-------- PROVIDED MATERIAL

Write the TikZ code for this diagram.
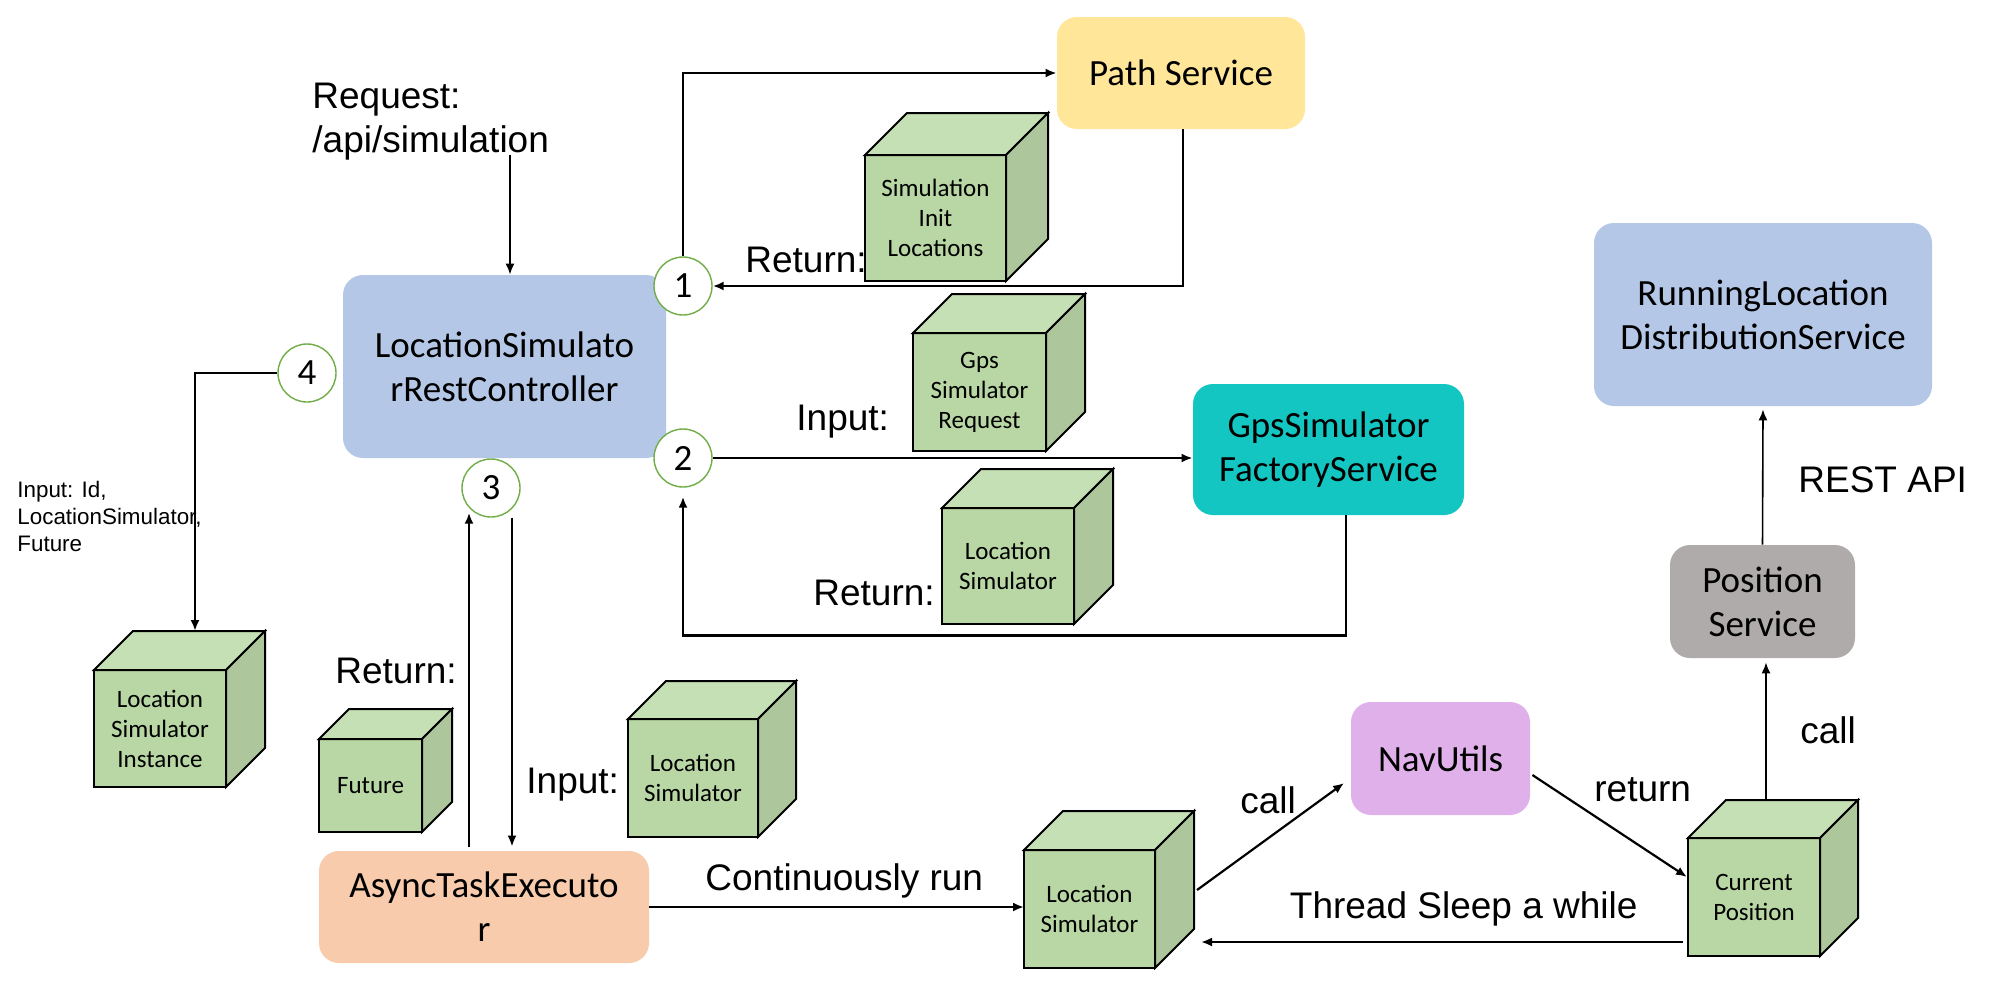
\documentclass[tikz,border=0pt]{standalone}
\usepackage{fontspec}
\setmainfont{Carlito}
\newfontfamily\arialf{Liberation Sans}
\usetikzlibrary{arrows.meta,calc}
\definecolor{ctrlblue}{RGB}{180,199,231}
\definecolor{pathyellow}{RGB}{255,230,153}
\definecolor{tealbox}{RGB}{20,198,194}
\definecolor{greyps}{RGB}{175,171,171}
\definecolor{navpink}{RGB}{224,176,234}
\definecolor{asyncorange}{RGB}{248,203,173}
\definecolor{cubefrontc}{RGB}{185,215,164}
\definecolor{cubetopc}{RGB}{198,224,181}
\definecolor{cubesidec}{RGB}{173,198,156}
\definecolor{circgreen}{RGB}{112,173,71}
% name, cx, cy, w, h, depth, text
\newcommand{\mycube}[7]{%
  \node[cubefront, minimum width={#4*0.5pt}, minimum height={#5*0.5pt}] (#1) at (#2,#3) {#7};
  \draw[cubeedge, fill=cubetopc] (#1.north west) -- ++(#6,-#6) -- ++(#4,0) -- (#1.north east) -- cycle;
  \draw[cubeedge, fill=cubesidec] (#1.north east) -- ++(#6,-#6) -- ++(0,#5) -- (#1.south east) -- cycle;
}
\begin{document}
\begin{tikzpicture}[x=0.5pt,y=-0.5pt,
  box/.style={rounded corners=10pt, inner sep=0pt, align=center, font=\fontsize{18.5}{22}\selectfont},
  cubefront/.style={draw=black, line width=1pt, fill=cubefrontc, inner sep=0pt, outer sep=0pt, align=center, font=\fontsize{12.5}{15}\selectfont},
  cubeedge/.style={draw=black, line width=1pt, line join=miter},
  numc/.style={circle, draw=circgreen, line width=0.7pt, fill=white, minimum size=29pt, inner sep=0pt, font=\fontsize{18.5}{22}\selectfont},
  lbl/.style={anchor=base west, inner sep=0pt, font=\arialf\fontsize{18.5}{22}\selectfont},
  smalltxt/.style={anchor=base west, inner sep=0pt, font=\arialf\fontsize{11.2}{13.5}\selectfont},
  arr/.style={line width=1.1pt, -{Latex[length=5.5pt,width=4.5pt]}},
  tarr/.style={line width=0.8pt, -{Latex[length=5.5pt,width=4.5pt]}},
]
\useasboundingbox (0,0) rectangle (1991,997);
\fill[white] (0,0) rectangle (1991,997);

% labels
\node[lbl] (lreq1) at (312,108) {Request:};
\node[lbl] (lreq2) at (312,152) {/api/simulation};
\node[lbl] (lret1) at (745,272) {Return:};
\node[lbl] (lin1) at (796,430) {Input:};
\node[lbl] (lret2) at (813,605) {Return:};
\node[lbl] (lret3) at (335,683) {Return:};
\node[lbl] (lin2) at (526,793) {Input:};
\node[lbl] (lcont) at (705,890) {Continuously run};
\node[lbl] (lcall1) at (1240,813) {call};
\node[lbl] (lreturn) at (1594,801) {return};
\node[lbl] (lsleep) at (1289.5,918) {Thread Sleep a while};
\node[lbl] (lcall2) at (1800,743) {call};
\node[lbl] (lrest) at (1798,492) {REST API};
\node[smalltxt] (s1) at (17,497) {Input: Id,};
\node[smalltxt] (s2) at (17,524) {LocationSimulator,};
\node[smalltxt] (s3) at (17,551) {Future};

% boxes
\node[box, fill=ctrlblue, minimum width=161.5pt, minimum height=91.5pt] (ctrl) at (504.5,366.5) {LocationSimulato\\rRestController};
\node[box, fill=pathyellow, minimum width=124pt, minimum height=56pt] (path) at (1181,73) {Path Service};
\node[box, fill=tealbox, minimum width=135.5pt, minimum height=65.5pt] (gps) at (1328.5,449.5) {GpsSimulator\\FactoryService};
\node[box, fill=ctrlblue, minimum width=169pt, minimum height=91.5pt] (run) at (1763,314.5) {RunningLocation\\DistributionService};
\node[box, fill=greyps, minimum width=92.5pt, minimum height=56.5pt] (ps) at (1762.5,601.5) {Position\\Service};
\node[box, fill=navpink, minimum width=89.5pt, minimum height=56.5pt] (nav) at (1440.5,758.5) {NavUtils};
\node[box, fill=asyncorange, minimum width=165pt, minimum height=56pt] (async) at (484,907) {AsyncTaskExecuto\\r};

% cubes
\mycube{sim}{935.5}{218}{141}{126}{42}{Simulation\\Init\\Locations}
\mycube{gpsreq}{979.5}{392}{133}{118}{39}{Gps\\Simulator\\Request}
\mycube{locup}{1008}{566}{132}{116}{39}{Location\\Simulator}
\mycube{inst}{160}{728.5}{132}{117}{39}{Location\\Simulator\\Instance}
\mycube{fut}{370.5}{785.5}{103}{93}{30}{Future}
\mycube{locin}{693}{778}{130}{118}{38}{Location\\Simulator}
\mycube{loclow}{1089.5}{909}{131}{118}{39}{Location\\Simulator}
\mycube{cur}{1754}{897}{132}{118}{38}{Current\\Position}

% numbered circles
\node[numc] (c1) at (683,286) {1};
\node[numc] (c2) at (683,458) {2};
\node[numc] (c3) at (491,488) {3};
\node[numc] (c4) at (307,373) {4};

% connectors
\draw[tarr] ($(ctrl.north)+(5.5,-120)$) -- ($(ctrl.north)+(5.5,0)$);
\draw[arr] (c1.north) |- (path.west);
\draw[arr] ($(path.south)+(2,0)$) |- (c1.east);
\draw[arr] (c2.east) -- (c2.east -| gps.west);
\draw[arr, shorten >=4.5pt] ($(gps.south)+(17.5,0)$) -- ++(0,120) -| (c2.south);
\draw[arr] ($(async.north)+(-15,-4)$) -- ($(c3.south)+(-22,-5)$);
\draw[arr] ($(c3.south)+(21,0)$) -- ($(async.north)+(28,-4)$);
\draw[arr] (c4.west) -| ($(inst.north)+(35,-39)$);
\draw[arr] (async.east) -- (async.east -| loclow.west);
\draw[arr] ($(loclow.east)+(42,-19)$) -- ($(nav.west)+(-6.5,24.5)$);
\draw[arr] ($(nav.east)+(2,16.5)$) -- ($(cur.west)+(-1,-20)$);
\draw[arr] ($(cur.west)+(-5,45)$) -- ($(loclow.east)+(46,33)$);
\draw[tarr] ($(cur.north)+(12,-39)$) -- ($(ps.south)+(3.5,4)$);
\draw[tarr] (ps.north) -- ($(run.south)+(0,3)$);
\end{tikzpicture}
\end{document}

----------------

## SHORT TASK
Copy every line of the data exactly as written, excluding the pictures.

## FULL OUTPUT
Write the TikZ code for this diagram.
\documentclass[tikz,border=0pt]{standalone}
\usepackage{fontspec}
\setmainfont{Carlito}
\newfontfamily\arialf{Liberation Sans}
\usetikzlibrary{arrows.meta,calc}
\definecolor{ctrlblue}{RGB}{180,199,231}
\definecolor{pathyellow}{RGB}{255,230,153}
\definecolor{tealbox}{RGB}{20,198,194}
\definecolor{greyps}{RGB}{175,171,171}
\definecolor{navpink}{RGB}{224,176,234}
\definecolor{asyncorange}{RGB}{248,203,173}
\definecolor{cubefrontc}{RGB}{185,215,164}
\definecolor{cubetopc}{RGB}{198,224,181}
\definecolor{cubesidec}{RGB}{173,198,156}
\definecolor{circgreen}{RGB}{112,173,71}
% name, cx, cy, w, h, depth, text
\newcommand{\mycube}[7]{%
  \node[cubefront, minimum width={#4*0.5pt}, minimum height={#5*0.5pt}] (#1) at (#2,#3) {#7};
  \draw[cubeedge, fill=cubetopc] (#1.north west) -- ++(#6,-#6) -- ++(#4,0) -- (#1.north east) -- cycle;
  \draw[cubeedge, fill=cubesidec] (#1.north east) -- ++(#6,-#6) -- ++(0,#5) -- (#1.south east) -- cycle;
}
\begin{document}
\begin{tikzpicture}[x=0.5pt,y=-0.5pt,
  box/.style={rounded corners=10pt, inner sep=0pt, align=center, font=\fontsize{18.5}{22}\selectfont},
  cubefront/.style={draw=black, line width=1pt, fill=cubefrontc, inner sep=0pt, outer sep=0pt, align=center, font=\fontsize{12.5}{15}\selectfont},
  cubeedge/.style={draw=black, line width=1pt, line join=miter},
  numc/.style={circle, draw=circgreen, line width=0.7pt, fill=white, minimum size=29pt, inner sep=0pt, font=\fontsize{18.5}{22}\selectfont},
  lbl/.style={anchor=base west, inner sep=0pt, font=\arialf\fontsize{18.5}{22}\selectfont},
  smalltxt/.style={anchor=base west, inner sep=0pt, font=\arialf\fontsize{11.2}{13.5}\selectfont},
  arr/.style={line width=1.1pt, -{Latex[length=5.5pt,width=4.5pt]}},
  tarr/.style={line width=0.8pt, -{Latex[length=5.5pt,width=4.5pt]}},
]
\useasboundingbox (0,0) rectangle (1991,997);
\fill[white] (0,0) rectangle (1991,997);

% labels
\node[lbl] (lreq1) at (312,108) {Request:};
\node[lbl] (lreq2) at (312,152) {/api/simulation};
\node[lbl] (lret1) at (745,272) {Return:};
\node[lbl] (lin1) at (796,430) {Input:};
\node[lbl] (lret2) at (813,605) {Return:};
\node[lbl] (lret3) at (335,683) {Return:};
\node[lbl] (lin2) at (526,793) {Input:};
\node[lbl] (lcont) at (705,890) {Continuously run};
\node[lbl] (lcall1) at (1240,813) {call};
\node[lbl] (lreturn) at (1594,801) {return};
\node[lbl] (lsleep) at (1289.5,918) {Thread Sleep a while};
\node[lbl] (lcall2) at (1800,743) {call};
\node[lbl] (lrest) at (1798,492) {REST API};
\node[smalltxt] (s1) at (17,497) {Input: Id,};
\node[smalltxt] (s2) at (17,524) {LocationSimulator,};
\node[smalltxt] (s3) at (17,551) {Future};

% boxes
\node[box, fill=ctrlblue, minimum width=161.5pt, minimum height=91.5pt] (ctrl) at (504.5,366.5) {LocationSimulato\\rRestController};
\node[box, fill=pathyellow, minimum width=124pt, minimum height=56pt] (path) at (1181,73) {Path Service};
\node[box, fill=tealbox, minimum width=135.5pt, minimum height=65.5pt] (gps) at (1328.5,449.5) {GpsSimulator\\FactoryService};
\node[box, fill=ctrlblue, minimum width=169pt, minimum height=91.5pt] (run) at (1763,314.5) {RunningLocation\\DistributionService};
\node[box, fill=greyps, minimum width=92.5pt, minimum height=56.5pt] (ps) at (1762.5,601.5) {Position\\Service};
\node[box, fill=navpink, minimum width=89.5pt, minimum height=56.5pt] (nav) at (1440.5,758.5) {NavUtils};
\node[box, fill=asyncorange, minimum width=165pt, minimum height=56pt] (async) at (484,907) {AsyncTaskExecuto\\r};

% cubes
\mycube{sim}{935.5}{218}{141}{126}{42}{Simulation\\Init\\Locations}
\mycube{gpsreq}{979.5}{392}{133}{118}{39}{Gps\\Simulator\\Request}
\mycube{locup}{1008}{566}{132}{116}{39}{Location\\Simulator}
\mycube{inst}{160}{728.5}{132}{117}{39}{Location\\Simulator\\Instance}
\mycube{fut}{370.5}{785.5}{103}{93}{30}{Future}
\mycube{locin}{693}{778}{130}{118}{38}{Location\\Simulator}
\mycube{loclow}{1089.5}{909}{131}{118}{39}{Location\\Simulator}
\mycube{cur}{1754}{897}{132}{118}{38}{Current\\Position}

% numbered circles
\node[numc] (c1) at (683,286) {1};
\node[numc] (c2) at (683,458) {2};
\node[numc] (c3) at (491,488) {3};
\node[numc] (c4) at (307,373) {4};

% connectors
\draw[tarr] ($(ctrl.north)+(5.5,-120)$) -- ($(ctrl.north)+(5.5,0)$);
\draw[arr] (c1.north) |- (path.west);
\draw[arr] ($(path.south)+(2,0)$) |- (c1.east);
\draw[arr] (c2.east) -- (c2.east -| gps.west);
\draw[arr, shorten >=4.5pt] ($(gps.south)+(17.5,0)$) -- ++(0,120) -| (c2.south);
\draw[arr] ($(async.north)+(-15,-4)$) -- ($(c3.south)+(-22,-5)$);
\draw[arr] ($(c3.south)+(21,0)$) -- ($(async.north)+(28,-4)$);
\draw[arr] (c4.west) -| ($(inst.north)+(35,-39)$);
\draw[arr] (async.east) -- (async.east -| loclow.west);
\draw[arr] ($(loclow.east)+(42,-19)$) -- ($(nav.west)+(-6.5,24.5)$);
\draw[arr] ($(nav.east)+(2,16.5)$) -- ($(cur.west)+(-1,-20)$);
\draw[arr] ($(cur.west)+(-5,45)$) -- ($(loclow.east)+(46,33)$);
\draw[tarr] ($(cur.north)+(12,-39)$) -- ($(ps.south)+(3.5,4)$);
\draw[tarr] (ps.north) -- ($(run.south)+(0,3)$);
\end{tikzpicture}
\end{document}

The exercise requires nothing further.